Le Conseil constitutionnel a rendu, le 21 avril 2023, la décision n° 2023-6016 AN relative au contentieux du financement des élections législatives de juin 2022. Une candidate ayant recueilli plus de 1 % des suffrages exprimés a déposé son compte de campagne auprès de l’autorité de contrôle compétente. Ce compte présentait des montants de dépenses et de recettes supérieurs au seuil de 4 000 euros fixé par les dispositions réglementaires applicables. La candidate a cependant omis de faire présenter ses documents comptables par un membre de l’ordre des experts-comptables, contrairement aux prescriptions légales. L’autorité de contrôle a saisi le juge constitutionnel le 18 janvier 2023 afin de statuer sur la régularité de ce financement électoral. La juridiction doit déterminer si le défaut de présentation du compte par un professionnel constitue un manquement d’une particulière gravité justifiant une inéligibilité. Le Conseil constitutionnel écarte toute circonstance justificative et prononce une inéligibilité d’un an en application stricte des dispositions du code électoral. L’analyse portera sur la caractérisation du manquement aux obligations comptables ainsi que sur la rigueur de la sanction nécessaire à la transparence électorale.

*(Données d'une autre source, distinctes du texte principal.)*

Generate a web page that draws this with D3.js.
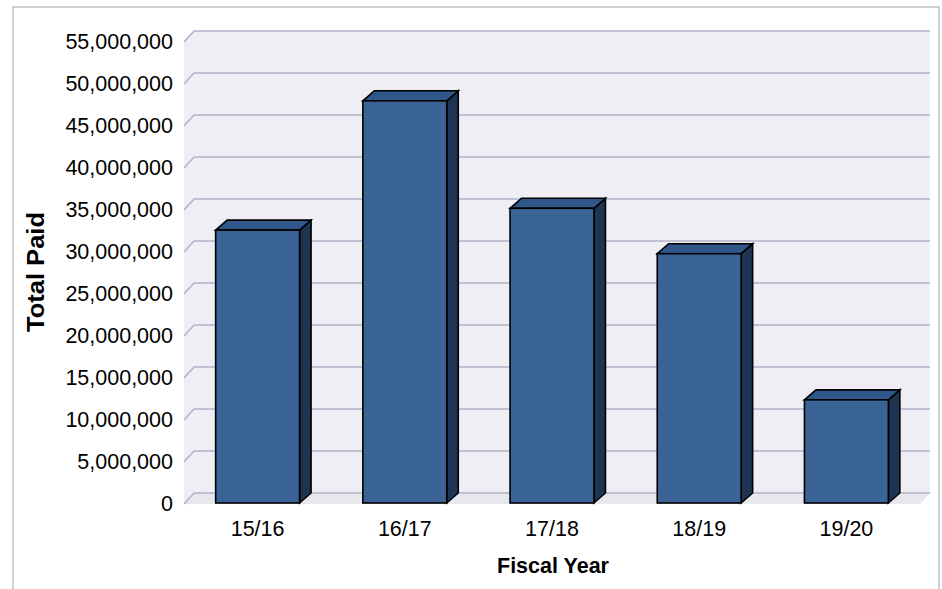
<!DOCTYPE html>
<html>
<head>
<meta charset="utf-8">
<script src="https://cdn.jsdelivr.net/npm/d3@7/dist/d3.min.js"></script>
<style>
  html, body { margin: 0; padding: 0; background: #ffffff; }
  svg { display: block; }
  text { font-family: "Liberation Sans", Arial, sans-serif; fill: #000; }
</style>
</head>
<body>
<svg id="chart" width="942" height="589"></svg>
<script>
// ---- data ----
const categories = ["15/16", "16/17", "17/18", "18/19", "19/20"];
const totalPaid = [32600000, 48000000, 35200000, 29800000, 12400000];
const tickValues = [0, 5000000, 10000000, 15000000, 20000000, 25000000, 30000000,
                    35000000, 40000000, 45000000, 50000000, 55000000];
const xTitle = "Fiscal Year";
const yTitle = "Total Paid";

// ---- layout ----
const plotLeft = 184, plotRight = 920, plotBottom = 504, plotTop = 42;
const wallDX = 10, wallDY = -11;   // depth of the back wall
const barDX = 11.5, barDY = -10;   // depth of each column

const svg = d3.select("#chart");

// chart-area frame
svg.append("rect")
  .attr("x", 13).attr("y", 7).attr("width", 926).attr("height", 600)
  .attr("fill", "none").attr("stroke", "#c0c0c0").attr("stroke-width", 1.5);

const x = d3.scaleBand().domain(categories).range([plotLeft, plotRight])
  .paddingInner(0.43).paddingOuter(0.215);
const y = d3.scaleLinear().domain([0, 55000000]).range([plotBottom, plotTop]);

const yMax = y(55000000);
// back wall + left side wall
svg.append("path")
  .attr("d", `M${plotLeft},${plotBottom} L${plotLeft},${yMax} L${plotLeft + wallDX},${yMax + wallDY} L${plotRight + wallDX},${yMax + wallDY} L${plotRight + wallDX},${plotBottom + wallDY} L${plotLeft + wallDX},${plotBottom + wallDY} Z`)
  .attr("fill", "#efeef4");
// floor
svg.append("path")
  .attr("d", `M${plotLeft},${plotBottom} L${plotLeft + wallDX},${plotBottom + wallDY} L${plotRight + wallDX},${plotBottom + wallDY} L${plotRight},${plotBottom} Z`)
  .attr("fill", "#e7e7ed");

// gridlines
const grid = svg.append("g").attr("fill", "none").attr("stroke", "#b3b3cb").attr("stroke-width", 1.6);
tickValues.forEach(v => {
  const yy = y(v);
  grid.append("path")
    .attr("d", `M${plotLeft},${yy} L${plotLeft + wallDX},${yy + wallDY} L${plotRight + wallDX},${yy + wallDY}`);
});

// bars
const bars = svg.append("g").attr("stroke", "#000").attr("stroke-width", 1.6).attr("stroke-linejoin", "miter");
categories.forEach((c, i) => {
  const x0 = x(c), x1 = x(c) + x.bandwidth();
  const yt = y(totalPaid[i]), yb = y(0) - 1;
  bars.append("path")
    .attr("d", `M${x1},${yb} L${x1 + barDX},${yb + barDY} L${x1 + barDX},${yt + barDY} L${x1},${yt} Z`)
    .attr("fill", "#1f3352");
  bars.append("path")
    .attr("d", `M${x0},${yt} L${x0 + barDX},${yt + barDY} L${x1 + barDX},${yt + barDY} L${x1},${yt} Z`)
    .attr("fill", "#30578a");
  bars.append("rect")
    .attr("x", x0).attr("y", yt).attr("width", x.bandwidth()).attr("height", yb - yt)
    .attr("fill", "#3a6496");
});

// value axis labels
const yAxis = svg.append("g").attr("transform", `translate(${plotLeft},0)`)
  .call(d3.axisLeft(y).tickValues(tickValues).tickSize(0).tickPadding(11).tickFormat(d3.format(",")));
yAxis.select(".domain").remove();
yAxis.selectAll("text").attr("font-size", 21.5).attr("font-family", "Liberation Sans").attr("fill", "#000");

// category axis labels
const xAxis = svg.append("g").attr("transform", `translate(0,${plotBottom})`)
  .call(d3.axisBottom(x).tickSize(0).tickPadding(17));
xAxis.select(".domain").remove();
xAxis.selectAll("text").attr("font-size", 21.5).attr("font-family", "Liberation Sans").attr("fill", "#000");

// axis titles
svg.append("text")
  .attr("x", 553).attr("y", 573).attr("text-anchor", "middle")
  .attr("font-size", 21.5).attr("font-weight", "bold").text(xTitle);
svg.append("text")
  .attr("transform", "translate(44,272) rotate(-90)").attr("text-anchor", "middle")
  .attr("font-size", 23).attr("font-weight", "bold")
  .attr("textLength", 120).attr("lengthAdjust", "spacingAndGlyphs").text(yTitle);
</script>
</body>
</html>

I. La caractérisation du manquement aux obligations comptables
A. Le caractère impératif de la présentation par un expert-comptable
L’article L. 52-12 du code électoral impose aux candidats ayant obtenu 1 % des suffrages de retracer l’ensemble des recettes et dépenses engagées. Ce texte précise également que le compte « doit être présenté par un membre de l’ordre des experts-comptables » pour assurer sa régularité. Cette formalité obligatoire garantit la sincérité des documents financiers tout en facilitant le contrôle exercé ultérieurement par l’autorité administrative spécialisée. Le législateur dispense de cette obligation les seuls candidats dont les résultats et les flux financiers restent inférieurs à des seuils précisément définis. La candidate ne pouvait prétendre à cette dispense car ses dépenses et recettes excédaient le montant réglementaire fixé à 4 000 euros.

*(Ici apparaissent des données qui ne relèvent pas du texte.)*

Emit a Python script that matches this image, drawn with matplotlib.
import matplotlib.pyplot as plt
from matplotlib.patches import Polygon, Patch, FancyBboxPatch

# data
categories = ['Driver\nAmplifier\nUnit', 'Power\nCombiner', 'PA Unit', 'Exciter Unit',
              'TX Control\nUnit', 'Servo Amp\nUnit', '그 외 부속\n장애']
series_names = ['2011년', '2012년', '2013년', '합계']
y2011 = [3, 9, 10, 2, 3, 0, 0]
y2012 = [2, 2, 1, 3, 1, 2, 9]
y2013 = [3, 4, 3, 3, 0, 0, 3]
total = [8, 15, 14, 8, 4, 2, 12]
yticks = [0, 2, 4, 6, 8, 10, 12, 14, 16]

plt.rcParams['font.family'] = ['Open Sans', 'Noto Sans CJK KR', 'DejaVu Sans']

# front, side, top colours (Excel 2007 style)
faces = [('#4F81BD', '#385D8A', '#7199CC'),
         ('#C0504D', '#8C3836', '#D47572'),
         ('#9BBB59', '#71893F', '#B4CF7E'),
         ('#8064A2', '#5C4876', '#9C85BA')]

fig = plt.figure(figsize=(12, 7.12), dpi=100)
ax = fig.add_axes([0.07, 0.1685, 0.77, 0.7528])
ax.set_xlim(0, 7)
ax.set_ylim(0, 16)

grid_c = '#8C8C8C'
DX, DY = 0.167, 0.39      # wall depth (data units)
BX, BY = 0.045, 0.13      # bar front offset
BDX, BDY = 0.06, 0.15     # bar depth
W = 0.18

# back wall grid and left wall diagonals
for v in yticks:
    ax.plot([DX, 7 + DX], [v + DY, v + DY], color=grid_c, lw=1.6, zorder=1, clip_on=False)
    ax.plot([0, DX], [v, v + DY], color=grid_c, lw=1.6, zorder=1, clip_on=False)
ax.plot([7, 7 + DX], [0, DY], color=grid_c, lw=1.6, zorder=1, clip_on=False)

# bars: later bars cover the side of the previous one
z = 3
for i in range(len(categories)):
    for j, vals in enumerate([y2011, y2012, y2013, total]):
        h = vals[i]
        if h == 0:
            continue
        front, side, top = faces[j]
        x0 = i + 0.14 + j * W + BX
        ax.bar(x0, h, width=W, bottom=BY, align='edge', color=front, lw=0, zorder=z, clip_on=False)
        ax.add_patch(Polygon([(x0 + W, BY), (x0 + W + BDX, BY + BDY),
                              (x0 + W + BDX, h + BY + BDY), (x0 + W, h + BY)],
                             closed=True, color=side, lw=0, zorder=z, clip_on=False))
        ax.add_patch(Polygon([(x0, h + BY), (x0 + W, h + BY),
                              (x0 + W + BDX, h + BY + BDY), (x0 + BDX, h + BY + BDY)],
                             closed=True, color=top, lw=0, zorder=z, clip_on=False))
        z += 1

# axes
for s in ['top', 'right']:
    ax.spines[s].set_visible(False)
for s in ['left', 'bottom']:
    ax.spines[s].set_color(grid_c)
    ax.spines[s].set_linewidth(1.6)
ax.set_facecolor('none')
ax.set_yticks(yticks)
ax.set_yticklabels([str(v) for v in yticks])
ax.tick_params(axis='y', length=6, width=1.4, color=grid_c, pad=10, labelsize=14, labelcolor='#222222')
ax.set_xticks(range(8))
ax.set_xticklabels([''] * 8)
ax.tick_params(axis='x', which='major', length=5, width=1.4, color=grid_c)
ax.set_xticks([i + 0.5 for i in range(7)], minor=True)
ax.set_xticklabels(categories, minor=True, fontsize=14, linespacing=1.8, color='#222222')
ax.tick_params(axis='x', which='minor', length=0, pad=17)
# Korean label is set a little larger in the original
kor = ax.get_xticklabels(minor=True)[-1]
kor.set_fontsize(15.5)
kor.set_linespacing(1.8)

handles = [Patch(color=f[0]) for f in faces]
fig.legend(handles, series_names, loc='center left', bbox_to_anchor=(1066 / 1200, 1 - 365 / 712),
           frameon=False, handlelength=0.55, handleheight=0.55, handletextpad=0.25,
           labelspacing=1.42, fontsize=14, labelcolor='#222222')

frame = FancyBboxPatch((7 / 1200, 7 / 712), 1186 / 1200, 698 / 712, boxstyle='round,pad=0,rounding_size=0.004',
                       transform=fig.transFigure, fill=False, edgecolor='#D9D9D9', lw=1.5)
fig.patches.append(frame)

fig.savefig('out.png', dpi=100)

B. Le constat d’une omission matérielle injustifiée
La candidate a déposé son compte de campagne dans les délais mais sans solliciter l’intervention requise d’un professionnel du chiffre et de l’audit. Le Conseil constitutionnel relève que l’instruction ne permet pas d’établir l’existence de « circonstances particulières » de nature à justifier cette méconnaissance des règles. L’absence d’observations produites par l’intéressée durant la phase contradictoire de la procédure confirme la réalité matérielle de cette omission juridique grave. Le juge se borne à constater la violation d’une règle claire dont aucun candidat ne peut ignorer l’application lors d’un scrutin national. Cette méconnaissance des obligations légales fragilise directement le dispositif de surveillance du financement de la vie politique française par les autorités indépendantes.
II. La rigueur de la sanction au service de la transparence électorale
A. La qualification de manquement d’une particulière gravité
Le juge constitutionnel peut déclarer inéligible un candidat en cas de « manquement d’une particulière gravité » aux règles de financement des campagnes électorales. Le défaut de présentation par un expert-comptable est considéré par la jurisprudence comme une faute lourde altérant la transparence globale du processus électoral. La décision souligne ici que l’importance des opérations financières imposait sans aucune équivoque le recours à un expert pour valider la comptabilité. La gravité est appréciée objectivement par le Conseil sans qu’il soit nécessaire de démontrer une intention frauduleuse délibérée de la part de l’intéressée. Cette interprétation rigoureuse assure le respect de l’égalité entre les candidats devant les charges administratives et les obligations liées à la compétition.
B. L’effectivité de la mesure d’inéligibilité prononcée
La candidate est « déclarée inéligible… pour une durée d’un an à compter de la présente décision » en vertu des dispositions du code électoral. Cette sanction proportionnée prive l’intéressée de son droit d’éligibilité pour une période limitée mais suffisante pour marquer le désaveu de sa pratique. Le Conseil constitutionnel protège l’intégrité du système démocratique en écartant temporairement les acteurs qui négligent les garanties fondamentales de la transparence financière. La publication de cette décision assure l’information complète des citoyens et la pleine efficacité juridique de la mesure de police du scrutin. La solution retenue confirme la volonté du juge de maintenir une discipline budgétaire absolue pour l’ensemble des représentants de la souveraineté nationale.